(Records from a data collection)
═══

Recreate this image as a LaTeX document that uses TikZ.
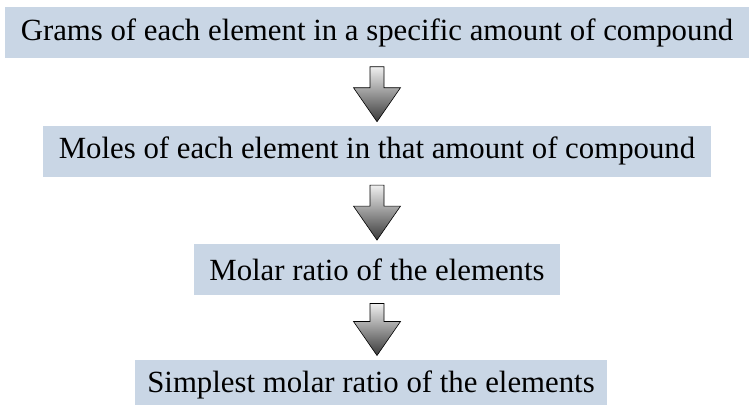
\documentclass[tikz,border=0pt]{standalone}
\usepackage{fontspec}
\setmainfont{Liberation Serif}
\usetikzlibrary{positioning,calc}
\definecolor{stepblue}{HTML}{C9D6E5}
\definecolor{arrowlight}{HTML}{EFEFEF}
\definecolor{arrowdark}{HTML}{3A3A3A}

\newcommand{\flowarrow}[2]{%
  \path[arr] let \p1=(#1.south), \p2=(#2.north) in
    (\x1-7pt,\y1-8pt) -- (\x1+7pt,\y1-8pt) -- (\x1+7pt,\y2+38pt)
    -- (\x1+23.5pt,\y2+38pt) -- (\x1,\y2+4pt) -- (\x1-23.5pt,\y2+38pt)
    -- (\x1-7pt,\y2+38pt) -- cycle;}

\begin{document}
\begin{tikzpicture}[
  node distance=67pt,
  box/.style={fill=stepblue, inner xsep=15.5pt, inner ysep=0pt, minimum height=51pt, font=\fontsize{30.8}{37}\selectfont},
  arr/.style={draw=black, line width=0.6pt, top color=arrowlight, bottom color=arrowdark}
]
\useasboundingbox (0,0) rectangle (749pt,-404pt);
\node[box] (grams) at (377pt,-33pt) {Grams of each element in a specific amount of compound};
\node[box, below=of grams] (moles) {Moles of each element in that amount of compound};
\node[box, below=of moles] (ratio) {Molar ratio of the elements};
\node[box, below=64pt of ratio, xshift=-6pt, inner xsep=12pt] (simplest) {Simplest molar ratio of the elements};
\flowarrow{grams}{moles}
\flowarrow{moles}{ratio}
\flowarrow{ratio}{simplest}
\end{tikzpicture}
\end{document}
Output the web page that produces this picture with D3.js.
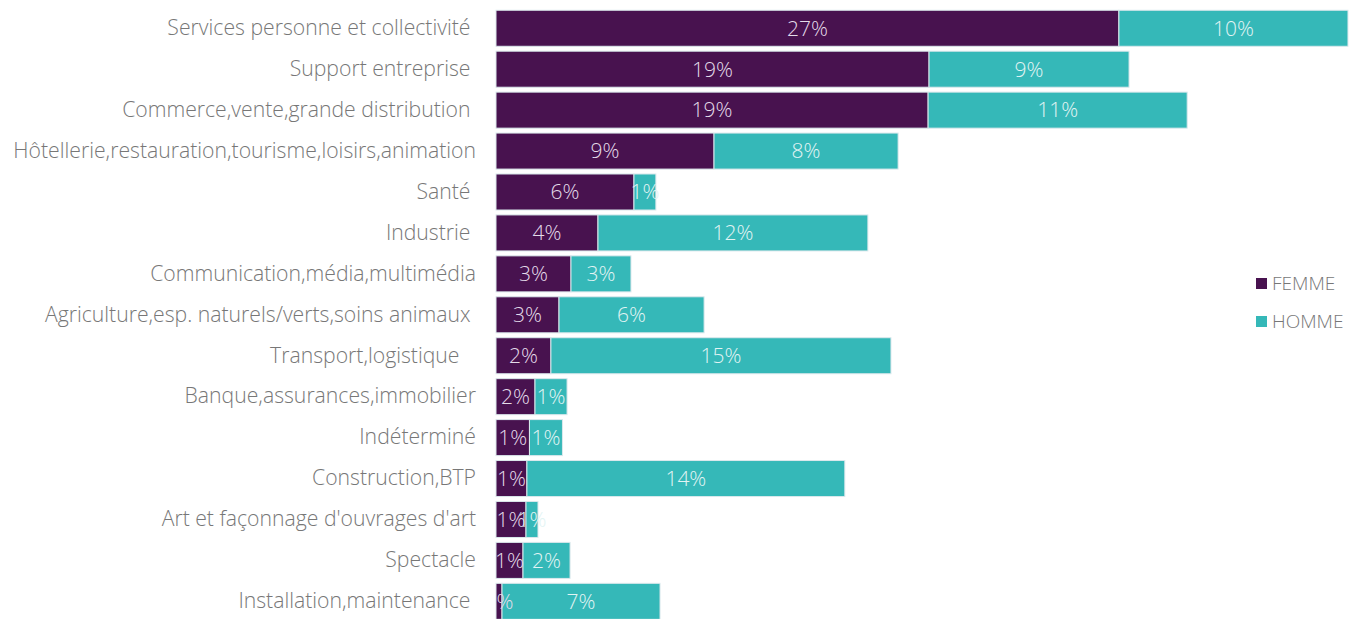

═══

To do
Retype the data above exactly; pictures are not part of the copy.

Response to the task
Recreate this image as a LaTeX document that uses TikZ.
\documentclass[tikz,border=0pt]{standalone}
\usepackage{fontspec}
\setmainfont{Liberation Serif}
\usetikzlibrary{positioning,calc}
\definecolor{stepblue}{HTML}{C9D6E5}
\definecolor{arrowlight}{HTML}{EFEFEF}
\definecolor{arrowdark}{HTML}{3A3A3A}

\newcommand{\flowarrow}[2]{%
  \path[arr] let \p1=(#1.south), \p2=(#2.north) in
    (\x1-7pt,\y1-8pt) -- (\x1+7pt,\y1-8pt) -- (\x1+7pt,\y2+38pt)
    -- (\x1+23.5pt,\y2+38pt) -- (\x1,\y2+4pt) -- (\x1-23.5pt,\y2+38pt)
    -- (\x1-7pt,\y2+38pt) -- cycle;}

\begin{document}
\begin{tikzpicture}[
  node distance=67pt,
  box/.style={fill=stepblue, inner xsep=15.5pt, inner ysep=0pt, minimum height=51pt, font=\fontsize{30.8}{37}\selectfont},
  arr/.style={draw=black, line width=0.6pt, top color=arrowlight, bottom color=arrowdark}
]
\useasboundingbox (0,0) rectangle (749pt,-404pt);
\node[box] (grams) at (377pt,-33pt) {Grams of each element in a specific amount of compound};
\node[box, below=of grams] (moles) {Moles of each element in that amount of compound};
\node[box, below=of moles] (ratio) {Molar ratio of the elements};
\node[box, below=64pt of ratio, xshift=-6pt, inner xsep=12pt] (simplest) {Simplest molar ratio of the elements};
\flowarrow{grams}{moles}
\flowarrow{moles}{ratio}
\flowarrow{ratio}{simplest}
\end{tikzpicture}
\end{document}
Output the web page that produces this picture with D3.js.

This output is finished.